Of Rodrigo’s many influences, she’s most obviously styled herself after Taylor Swift, whose work she praises often and emphatically. Like her idol, Rodrigo treats emotional turmoil like jet fuel, and laces her lyrics with specifics—a Billy Joel song she and her ex listened to together, the self-help books she read to impress him. She’s said that the shouty bridge in Swift’s “Cruel Summer” directly inspired her own in “deja vu”; “1 step forward, 3 steps back” interpolates the reputation song “New Year's Day.” And publicly inveighing against a heartbreaker, then sauntering off with the last word? How very Swiftian.

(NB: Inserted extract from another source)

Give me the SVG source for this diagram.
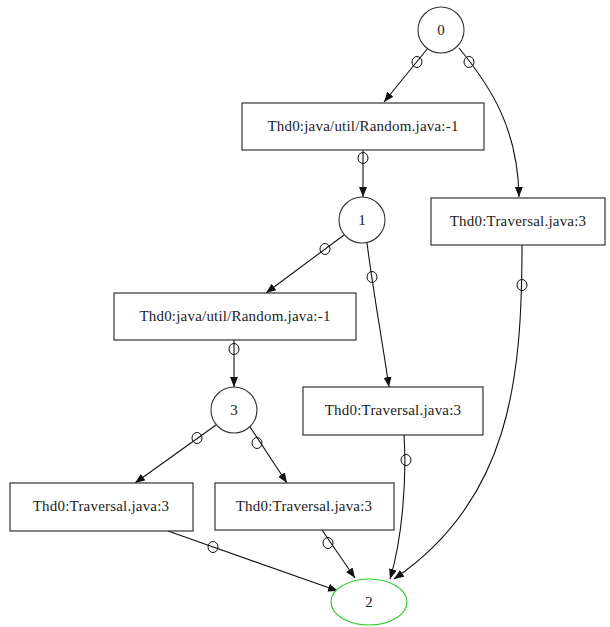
<svg xmlns="http://www.w3.org/2000/svg" width="610" height="627" viewBox="0 0 610 627">
  <style>
    .box { fill: #ffffff; stroke: #333333; stroke-width: 1.2; }
    .state { fill: #ffffff; stroke: #333333; stroke-width: 1.1; }
    .final { fill: #ffffff; stroke: #33cc33; stroke-width: 1.2; }
    .label { font-family: "Liberation Serif", "Times New Roman", serif; font-size: 15px; letter-spacing: 0.2px; fill: #222222; text-anchor: middle; }
    .num { font-family: "Liberation Serif", "Times New Roman", serif; font-size: 15px; fill: #222222; text-anchor: middle; }
    .edge { fill: none; stroke: #111111; stroke-width: 1.1; marker-end: url(#arrow); }
    .tail { fill: #ffffff; fill-opacity: 0; stroke: #111111; stroke-width: 1; }
  </style>
  <defs>
    <marker id="arrow" markerUnits="userSpaceOnUse" markerWidth="11" markerHeight="9" refX="10" refY="4" orient="auto">
      <path d="M0,0 L10,4 L0,8 z" fill="#111111"/>
    </marker>
  </defs>
  <rect width="610" height="627" fill="#ffffff"/>

  <g id="connectors">
    <!-- 0 -> Random (top) -->
    <path class="edge" d="M428,48 L384,102"/>
    <ellipse class="tail" cx="417" cy="62" rx="5" ry="5.5"/>
    <!-- 0 -> Traversal (right) -->
    <path class="edge" d="M459,48 C492,88 518,130 519,197"/>
    <ellipse class="tail" cx="469" cy="62" rx="5" ry="5.5"/>
    <!-- Random (top) -> 1 -->
    <path class="edge" d="M363,150 L363,197"/>
    <ellipse class="tail" cx="363" cy="158" rx="5" ry="5.5"/>
    <!-- 1 -> Random (middle) -->
    <path class="edge" d="M344,235 L266,293"/>
    <ellipse class="tail" cx="325" cy="249" rx="5" ry="5.5"/>
    <!-- 1 -> Traversal (middle right) -->
    <path class="edge" d="M367,243 C373,290 382,340 389,387"/>
    <ellipse class="tail" cx="372" cy="277" rx="5" ry="5.5"/>
    <!-- Traversal (right) -> 2 -->
    <path class="edge" d="M522,245 C522,380 510,500 394,579"/>
    <ellipse class="tail" cx="522" cy="285" rx="5" ry="5.5"/>
    <!-- Random (middle) -> 3 -->
    <path class="edge" d="M234,340 L234,387"/>
    <ellipse class="tail" cx="234" cy="349" rx="5" ry="5.5"/>
    <!-- 3 -> Traversal (bottom left) -->
    <path class="edge" d="M216,425 L135,483"/>
    <ellipse class="tail" cx="197" cy="438" rx="5" ry="5.5"/>
    <!-- 3 -> Traversal (bottom middle) -->
    <path class="edge" d="M250,427 L287,483"/>
    <ellipse class="tail" cx="257" cy="443" rx="5" ry="5.5"/>
    <!-- Traversal (bottom left) -> 2 -->
    <path class="edge" d="M168,531 L338,591"/>
    <ellipse class="tail" cx="213" cy="547" rx="5" ry="5.5"/>
    <!-- Traversal (bottom middle) -> 2 -->
    <path class="edge" d="M322,530 L355,578"/>
    <ellipse class="tail" cx="328" cy="543" rx="5" ry="5.5"/>
    <!-- Traversal (middle right) -> 2 -->
    <path class="edge" d="M404,435 C407,480 402,540 390,579"/>
    <ellipse class="tail" cx="406" cy="460" rx="5" ry="5.5"/>
  </g>

  <g id="n0">
    <circle class="state" cx="441" cy="30" r="23"/>
    <text class="num" x="441" y="35">0</text>
  </g>
  <g id="r1">
    <rect class="box" x="242" y="103" width="242" height="47"/>
    <text class="label" x="363" y="131">Thd0:java/util/Random.java:-1</text>
  </g>
  <g id="n1">
    <circle class="state" cx="362" cy="220" r="23"/>
    <text class="num" x="362" y="225">1</text>
  </g>
  <g id="t1">
    <rect class="box" x="431" y="198" width="174" height="47"/>
    <text class="label" x="518" y="226">Thd0:Traversal.java:3</text>
  </g>
  <g id="r2">
    <rect class="box" x="114" y="293" width="242" height="47"/>
    <text class="label" x="235" y="321">Thd0:java/util/Random.java:-1</text>
  </g>
  <g id="n3">
    <circle class="state" cx="234" cy="410" r="23"/>
    <text class="num" x="234" y="415">3</text>
  </g>
  <g id="t2">
    <rect class="box" x="303" y="387" width="180" height="48"/>
    <text class="label" x="393" y="415">Thd0:Traversal.java:3</text>
  </g>
  <g id="t3">
    <rect class="box" x="10" y="483" width="183" height="48"/>
    <text class="label" x="101" y="511">Thd0:Traversal.java:3</text>
  </g>
  <g id="t4">
    <rect class="box" x="215" y="483" width="179" height="47"/>
    <text class="label" x="304" y="511">Thd0:Traversal.java:3</text>
  </g>
  <g id="n2">
    <ellipse class="final" cx="369" cy="602" rx="38" ry="23"/>
    <text class="num" x="369" y="607">2</text>
  </g>
</svg>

But there’s more to Rodrigo’s writing than revenge; Sour gives her occasion to examine her own insecurities. “I wore makeup when we dated ’cause I thought you’d like me more,” she sings over fingerpicked guitar on the tearful “enough for you.” It’s a shot at her ex for underappreciating her, but also a hard lesson about not making concessions. On “happier,” a sweet-and-sour ballad that appeared in demo form on Rodrigo’s Instagram in early 2020, she grapples with the faulty narrative of female rivalry: “And now I’m picking her apart/Like cutting her down will make you miss my wretched heart.” It was this song that captured the attention of Nigro, a former emo band frontman who’s written with Carly Rae Jepsen and Conan Gray. It’s easy to hear what he heard in the homemade snippet: a gently tumbling melody, Rodrigo’s flute-like lilt, a winning balance of pettiness and wisdom.

Meanwhile, Rodrigo is still very much a part of the Disney ecosystem, reprising her role in the second season of HSM:TM:TS, which debuted just last week. To anyone familiar with the history of Disney darlings and the morality clauses that typically bind them, the profanity that peppers Sour will stand out as a break from type. This minor subversion of expectations has given Rodrigo a low-key rebel status. Like her seeming newness, her earnestness, the heartbreak baked into her ascent, it’s one of the qualities that make her easy to root for. In a way, the flattening effect of the internet has worked in her favor, allowing her—someone who has been on TV for roughly a third of her life and is signed with the biggest record company in the world—to slip into the role of the underdog.

Rodrigo avoided the major-label treatment when Universal left her and Nigro largely to their own devices to make Sour. But the effort to preserve the authenticity of Rodrigo’s voice also leaves her shortcomings more exposed. The flatness of the melody on “traitor” is especially noticeable alongside the movement of “drivers license”; “enough for you” is oversung. On a record largely centered around a single story, Rodrigo can fixate on select plot points (like the amount of time it took her ex to move on), rather than seeking out new angles. She sometimes settles for simple rhymes and self-evident phrasings: “You betrayed me/And I know that you’ll never feel sorry.” In moments like these, she seems more invested in content than in craft.

Of all the songs on Sour, “hope ur ok” feels most connected to her Disney lineage. Over a twinkly instrumental, Rodrigo sings directly to a victim of child abuse, a queer girl rejected by her family, and to outcasts more broadly. In its message of love and acceptance, the song calls to mind the empowerment anthems churned out by a previous generation of Disney stars. But as Sour’s closer, “hope ur ok” is limp. An outward-looking loosie tacked on to 10 songs about the world inside Rodrigo’s head and heart, it reads as a last-minute effort to demonstrate perspective and maturity. Someone out there might feel genuinely comforted by Rodrigo’s words, and that matters. But, as the success of “drivers license” shows, there’s a certain magic to be found in embracing your own mess.